Abdelmadjid Tebboune a indiqué que 400 permis de conduire ont été retirés et menacé de prison toute personne qui se trouverait dans la rue et sa voiture serait mise en fourrière. Pourtant, l’orateur, commentent des observateurs, n’a pas été en mesure de démontrer que l’Etat a réellement mis en place les dispositifs nécessaires pour assurer la continuité de la vie sociale et permettre aux citoyens de s’approvisionner en denrées alimentaires et autres produits de première nécessité. «En Europe, au lieu des menaces, les chefs d’Etat et les Premiers ministres, veillant au bien-être de leurs administrés en ces temps difficiles, ont même prévu un chapitre à l’activité physique individuelle et à la promenade des animaux de compagnie», regrettent ces observateurs, qui soutiennent que «la menace comme acte de langage ne servira qu’à encourager les Algériens à braver encore plus les interdits, d’autant que les conditions de vie quotidiennes ne permettent par un confinement de longue durée à cause de la promiscuité et du nombre largement au-dessus de la moyenne d’occupants des appartements-cages par mètre carré».

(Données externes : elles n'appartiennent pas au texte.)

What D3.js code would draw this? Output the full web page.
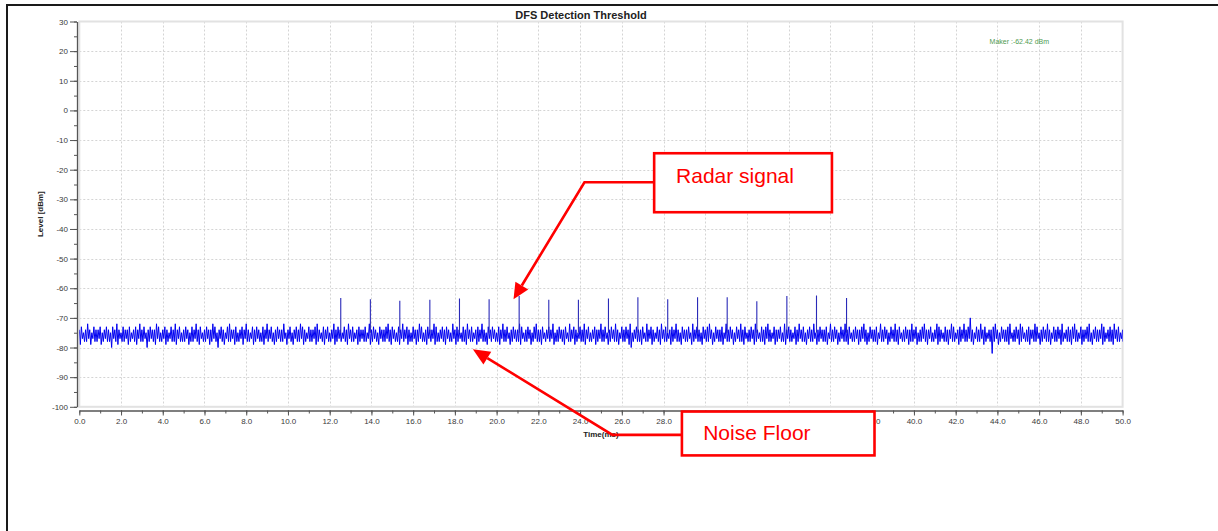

Les Algériens, déjà paniqués, sont donc avertis : ils ont un pied en prison. Tebboune l’a dit avec la même suffisance que l’ancien chef d’état-major qui a fait de l’embastillement à tours de bras un acte ordinaire et de toute la chaîne de l’administration – du ministre au maire – qui en a pris de la graine. Entretemps, les files d’attente devant les stations-service s’allongent et la frénésie de l’avitaillement va en s’accentuant.
M. K.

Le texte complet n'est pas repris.